Cadence Cap Explainer

Understand how the cadence cap works inside the live STRC scoring model.

STRC Scoring Reference
What is the cadence cap and why do we use it?

SPM (steps per minute) = cadence.

STRC still uses a cadence cap so unrealistic step spikes cannot dominate the leaderboard.

cadence_spm = total_steps / total_minutes
This event uses a cadence cap of 145 spm.
How scoring works now
  • Walker: cadence-only score = Energy Required x min(cadence, cap).
  • Jogger: mostly cadence, with a small average-speed boost and a very small step-length signal.
  • Runner: cadence stays core, but valid speed matters more than Jogger, plus a very small step-length signal.
  • Grand Finale: each finalist uses the formula for their assigned bracket.
What the cap does
  • If cadence stays below the event cap, the cap does not trim that part of the score.
  • If cadence goes above the cap, only the extra cadence is limited.

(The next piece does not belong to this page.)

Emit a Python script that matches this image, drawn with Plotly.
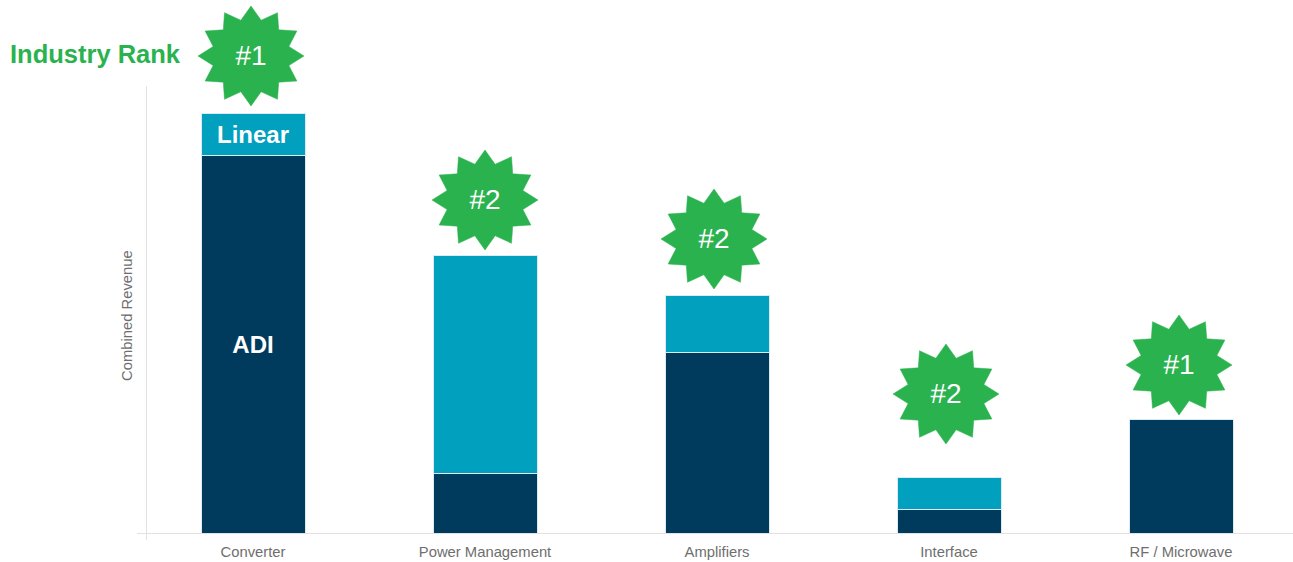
import math
import plotly.graph_objects as go

# Revenue by product line, in index units
categories = ["Converter", "Power Management", "Amplifiers", "Interface", "RF / Microwave"]
adi_revenue = [378, 60, 181, 24, 114]
linear_revenue = [42, 218, 57, 32, 0]
industry_rank = ["#1", "#2", "#2", "#2", "#1"]
star_lift = [57, 55, 56, 83, 54]
star_shift = [-2, 0, -3, -3, -2]

WIDTH, HEIGHT = 1293, 562
BASE_PX = 533
TOP_PX = 86
LEFT_PX = 137
AXIS_PX = 146
BAND_PX = 232
NAVY = "#003A5D"
TEAL = "#00A0BE"
GREEN = "#2AB24F"
GRAY = "#6E6E6E"
FONT = "Liberation Sans"
STAR_POINTS = 12
STAR_RX, STAR_RY = 53, 50
STAR_INNER = 0.74
RANK_TEXT_DROP = 2

fig = go.Figure()

# Stacked revenue bars with their segment captions
fig.add_bar(
    x=list(range(len(categories))), y=adi_revenue, width=104 / BAND_PX,
    marker=dict(color=NAVY, line=dict(color="#DCEBF1", width=1)),
    text=["ADI"] + [""] * 4, textposition="inside", insidetextanchor="middle", textangle=0,
    insidetextfont=dict(family=FONT, size=24, color="white", weight="bold"),
    hoverinfo="skip",
)
fig.add_bar(
    x=list(range(len(categories))), y=linear_revenue, width=104 / BAND_PX,
    marker=dict(color=TEAL, line=dict(color="#DCEBF1", width=1)),
    text=["Linear"] + [""] * 4, textposition="inside", insidetextanchor="middle", textangle=0,
    insidetextfont=dict(family=FONT, size=24, color="white", weight="bold"),
    hoverinfo="skip",
)


def star_outline(cx, cy):
    """Closed 12-point star around a centre given in x units and y2 pixels."""
    xs, ys = [], []
    for k in range(2 * STAR_POINTS + 1):
        angle = math.pi * k / STAR_POINTS
        scale = 1 if k % 2 == 0 else STAR_INNER
        xs.append(cx + STAR_RX * scale * math.sin(angle) / BAND_PX)
        ys.append(cy + STAR_RY * scale * math.cos(angle))
    return xs, ys


# Rank badges float above each stack, on a second axis spanning the full height
centres_x, centres_y = [], []
for i, rank in enumerate(industry_rank):
    total = adi_revenue[i] + linear_revenue[i]
    cx = i + star_shift[i] / BAND_PX
    cy = total + star_lift[i]
    centres_x.append(cx)
    centres_y.append(cy - RANK_TEXT_DROP)
    xs, ys = star_outline(cx, cy)
    fig.add_scatter(
        x=xs, y=ys, yaxis="y2", mode="lines", fill="toself", fillcolor=GREEN,
        line=dict(color=GREEN, width=0.5), hoverinfo="skip",
    )
fig.add_scatter(
    x=centres_x, y=centres_y, yaxis="y2", mode="text", text=industry_rank,
    textposition="middle center",
    textfont=dict(family=FONT, size=28, color="white"), hoverinfo="skip",
)

fig.update_layout(
    width=WIDTH, height=HEIGHT,
    barmode="stack", showlegend=False,
    margin=dict(l=0, r=0, t=0, b=0),
    paper_bgcolor="white", plot_bgcolor="rgba(0,0,0,0)",
    font=dict(family=FONT, color=GRAY),
    xaxis=dict(
        domain=[LEFT_PX / WIDTH, 1],
        range=[-0.5, -0.5 + (WIDTH - LEFT_PX) / BAND_PX],
        tickmode="array", tickvals=list(range(len(categories))), ticktext=categories,
        tickfont=dict(size=14.8, color=GRAY), ticklabelstandoff=5,
        showline=True, linecolor="#E2E2E2", linewidth=1,
        showgrid=False, zeroline=False, ticks="",
        # Short stub where the value axis crosses the baseline
        minor=dict(
            tickmode="array", tickvals=[-0.5 + (AXIS_PX - LEFT_PX) / BAND_PX],
            ticks="outside", ticklen=6, tickwidth=1, tickcolor="#E2E2E2", showgrid=False,
        ),
        anchor="y",
    ),
    yaxis=dict(
        domain=[(HEIGHT - BASE_PX) / HEIGHT, (HEIGHT - TOP_PX) / HEIGHT],
        range=[0, BASE_PX - TOP_PX],
        anchor="free", position=(AXIS_PX - 0.5) / WIDTH,
        showline=True, linecolor="#E2E2E2", linewidth=1,
        showgrid=False, zeroline=False, showticklabels=False, ticks="",
        title=None,
    ),
    yaxis2=dict(
        domain=[(HEIGHT - BASE_PX) / HEIGHT, 1],
        range=[0, BASE_PX], visible=False,
        anchor="x",
    ),
    annotations=[
        dict(text="Industry Rank", x=8 / WIDTH, y=1 - 54 / HEIGHT, xref="paper", yref="paper",
             xanchor="left", yanchor="middle", showarrow=False,
             font=dict(family=FONT, size=25.5, color=GREEN, weight="bold")),
        dict(text="Combined Revenue", x=127 / WIDTH, y=1 - 316 / HEIGHT, xref="paper", yref="paper",
             xanchor="center", yanchor="middle", textangle=-90, showarrow=False,
             font=dict(family=FONT, size=14.8, color=GRAY)),
    ],
)

fig.write_html("out.html")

It is not a disqualification.
  • For Jogger and Runner, valid distance still matters because average speed and step length are also part of the score.
  • Only clearly unrealistic cadence above 240 spm is hard-rejected.
Why the cap still matters
  • Most real runs already sit below the cap for their bracket, so normal efforts are not penalized.
  • The cap trims suspicious step inflation and cadence glitches before they can dominate the leaderboard.
  • Jogger and Runner now reward real pace more fairly, so the cap mainly protects edge cases instead of driving the whole score.
  • Some Runner and Finale events may use a higher cap than Walker or Jogger, depending on the event setup.

Tip: this page explains the cap only. Review rules, proof checks, and event-specific limits still apply.